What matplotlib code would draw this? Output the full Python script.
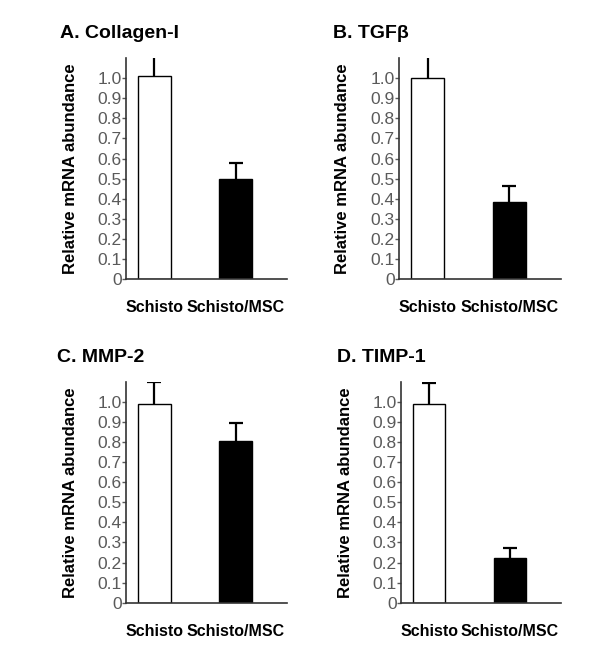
import numpy as np
import matplotlib.pyplot as plt

plt.rcParams['font.family'] = ['Liberation Sans', 'DejaVu Sans']

groups = ['Schisto', 'Schisto/MSC']
titles = ['A. Collagen-I', 'B. TGFβ', 'C. MMP-2', 'D. TIMP-1']
means = [[1.01, 0.50], [1.00, 0.385], [0.99, 0.805], [0.99, 0.224]]
errs = [[0.11, 0.08], [0.115, 0.078], [0.11, 0.092], [0.105, 0.048]]
yticks = [0, 0.1, 0.2, 0.3, 0.4, 0.5, 0.6, 0.7, 0.8, 0.9, 1.0]
ytick_labels = ['0', '0.1', '0.2', '0.3', '0.4', '0.5', '0.6', '0.7', '0.8', '0.9', '1.0']

fig = plt.figure(figsize=(6, 6.48), dpi=100)

# axes rectangles [left, bottom, width, height] and title positions, in figure fractions
boxes = [[0.21, 0.5694, 0.268, 0.341],
         [0.665, 0.5694, 0.27, 0.341],
         [0.21, 0.0699, 0.268, 0.341],
         [0.668, 0.0699, 0.267, 0.341]]
title_pos = [(0.10, 0.949), (0.555, 0.949), (0.095, 0.449), (0.562, 0.449)]

for i in range(4):
    ax = fig.add_axes(boxes[i])
    x = np.arange(len(groups))
    m = np.array(means[i])
    e = np.array(errs[i])
    ax.bar(x, m, width=0.4, color=['white', 'black'], edgecolor='black', linewidth=1, zorder=2)
    # upper error only, cap at the top
    ax.vlines(x, m, m + e, color='black', linewidth=1.6, zorder=1)
    ax.plot(x, m + e, ls='none', marker='_', markersize=10, markeredgewidth=1.6, color='black', zorder=1)
    ax.set_xlim(-0.35, 1.63)
    ax.set_ylim(0, 1.1)
    ax.set_yticks(yticks)
    ax.set_yticklabels(ytick_labels, fontsize=12.5, color='#5a5a5a')
    ax.set_xticks(x)
    ax.set_xticklabels(groups, fontsize=11.5, fontweight='bold')
    ax.tick_params(axis='x', length=0, pad=15)
    ax.tick_params(axis='y', length=3, width=1, color='#5a5a5a', pad=0)
    ax.spines['top'].set_visible(False)
    ax.spines['right'].set_visible(False)
    ax.spines['left'].set_color('#333333')
    ax.spines['bottom'].set_color('#333333')
    ax.spines['left'].set_linewidth(1.2)
    ax.spines['bottom'].set_linewidth(1.2)
    ax.set_ylabel('Relative mRNA abundance', fontsize=12, fontweight='bold')
    ax.yaxis.set_label_coords(-0.30, 0.5)
    fig.text(title_pos[i][0], title_pos[i][1], titles[i], fontsize=14, fontweight='bold',
             ha='left', va='center')

plt.savefig('out.png', dpi=100)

INSTRUCTIONS FOR THE TASK> Starting at the first line of the material, output exactly the lines up to and including the one with "fig = plt.figure(figsize=(6, 6.48), dpi=100)". Do not include the pictures.

SOLVED PROBLEM>
What matplotlib code would draw this? Output the full Python script.
import numpy as np
import matplotlib.pyplot as plt

plt.rcParams['font.family'] = ['Liberation Sans', 'DejaVu Sans']

groups = ['Schisto', 'Schisto/MSC']
titles = ['A. Collagen-I', 'B. TGFβ', 'C. MMP-2', 'D. TIMP-1']
means = [[1.01, 0.50], [1.00, 0.385], [0.99, 0.805], [0.99, 0.224]]
errs = [[0.11, 0.08], [0.115, 0.078], [0.11, 0.092], [0.105, 0.048]]
yticks = [0, 0.1, 0.2, 0.3, 0.4, 0.5, 0.6, 0.7, 0.8, 0.9, 1.0]
ytick_labels = ['0', '0.1', '0.2', '0.3', '0.4', '0.5', '0.6', '0.7', '0.8', '0.9', '1.0']

fig = plt.figure(figsize=(6, 6.48), dpi=100)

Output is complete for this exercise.